As the government prepares to vaccinate senior citizens and persons with comorbidities, Forbes India deconstructs the immunisation plan and looks at how private sector involvement can speed up the current laggard pace of Covid-19 vaccinations
A frontline health worker gets vaccinated against Covid-19 at sector 30 district hospital, on February 19, 2021 in Noida, India.
Image: Sunil Ghosh/Hindustan Times via Getty Images
The world’s largest vaccination drive is currently underway in India.
From March 1, the programme will be extended to the country’s private hospitals for the first time under the next phase of immunisation for senior citizens and persons with comorbidities. For a few months now, the entire vaccination rollout in the country has been reminiscent of the country’s once notorious government-controlled economy, where the government has been undertaking the initiative, keeping the private sector at bay.
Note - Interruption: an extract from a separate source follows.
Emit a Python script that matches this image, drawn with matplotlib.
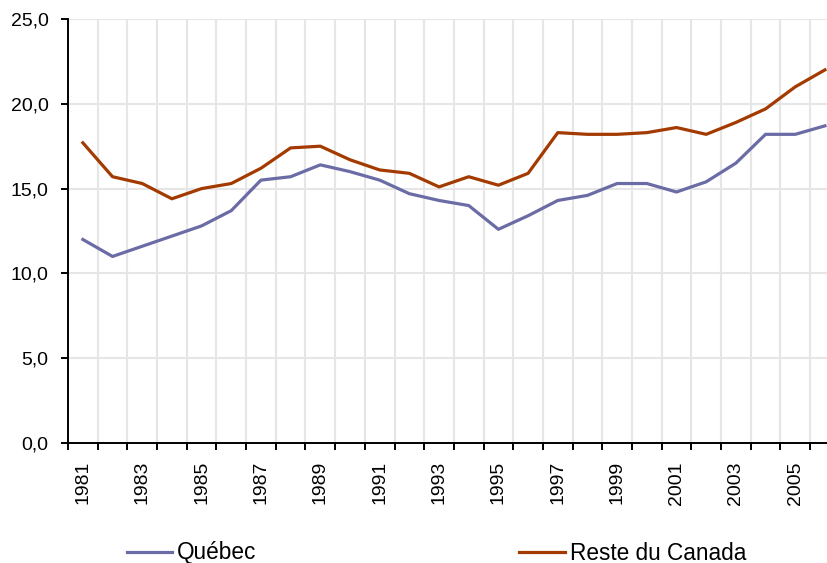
import matplotlib.pyplot as plt
from matplotlib.ticker import FixedLocator, FuncFormatter

plt.rcParams['font.family'] = ['Liberation Sans', 'DejaVu Sans']

years = list(range(1981, 2007))
quebec = [12.0, 11.0, 11.6, 12.2, 12.8, 13.7, 15.5, 15.7, 16.4, 16.0, 15.5, 14.7, 14.3,
          14.0, 12.6, 13.4, 14.3, 14.6, 15.3, 15.3, 14.8, 15.4, 16.5, 18.2, 18.2, 18.7]
reste_canada = [17.7, 15.7, 15.3, 14.4, 15.0, 15.3, 16.2, 17.4, 17.5, 16.7, 16.1, 15.9, 15.1,
                15.7, 15.2, 15.9, 18.3, 18.2, 18.2, 18.3, 18.6, 18.2, 18.9, 19.7, 21.0, 22.0]
series_names = ['Québec', 'Reste du Canada']
series_colors = ['#6B6BA6', '#A33A00']
y_ticks = [0, 5, 10, 15, 20, 25]
grid_color = '#E6E6E6'


def setup_axes(axes):
    axes.set_xlim(1980.5, 2006.07)
    axes.set_ylim(0, 25)

    for side in ('top', 'right'):
        axes.spines[side].set_visible(False)
    for side in ('left', 'bottom'):
        axes.spines[side].set_linewidth(1.4)
        axes.spines[side].set_color('black')

    axes.set_yticks(y_ticks)
    axes.yaxis.set_major_formatter(FuncFormatter(lambda v, p: f'{v:.1f}'.replace('.', ',')))
    axes.tick_params(axis='y', length=5, width=1.4, pad=9, labelsize=14, colors='black')
    axes.grid(axis='y', color=grid_color, linewidth=1.5)

    # labels on odd years, tick marks and grid on category boundaries
    axes.xaxis.set_major_locator(FixedLocator(years[::2]))
    axes.set_xticklabels([str(y) for y in years[::2]], rotation=90)
    axes.tick_params(axis='x', which='major', length=0, pad=13, labelsize=14)
    axes.xaxis.set_minor_locator(FixedLocator([y - 0.5 for y in years] + [years[-1] + 0.5]))
    axes.tick_params(axis='x', which='minor', length=5, width=1.4, color='black')
    axes.grid(axis='x', which='minor', color=grid_color, linewidth=1.5)
    axes.set_axisbelow(True)


def main():
    fig = plt.figure(figsize=(8.27, 5.63), dpi=100)
    axes = fig.add_axes([68 / 827, 1 - 443 / 563, 1 - 68 / 827, (443 - 19) / 563])
    setup_axes(axes)

    for values, name, color in zip([quebec, reste_canada], series_names, series_colors):
        axes.plot(years, values, color=color, linewidth=2.3, label=name, clip_on=False)

    fig.legend(loc='center left', bbox_to_anchor=(127 / 827, 1 - 553 / 563), ncol=2,
               frameon=False, fontsize=16.3, handlelength=2.0, handletextpad=0.22,
               columnspacing=11.6, borderpad=0, borderaxespad=0)

    fig.savefig('out.png', dpi=100)


if __name__ == '__main__':
    main()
That’s also probably why the pace of vaccination has been laggard, forcing clarion calls from India’s top business leaders to allow participation. “If the government was to engage private industry quickly, we can rest assured that we can achieve a coverage of 500 million people within 60 days,” Azim Premji, the chairman of Wipro, told India’s finance minister Nirmala Sitharaman in a post budget interaction. “That's a practicality. It is important that the government consider this as a major supplementation to the effort.”
This week, the government finally provided some reprieve and permitted private hospitals in the country to start vaccinating large swathes of the population. Ever since the vaccination began on January 16, it has only been the government that has purchased the vaccines and even administered them to close to 3 crore health care and frontline workers.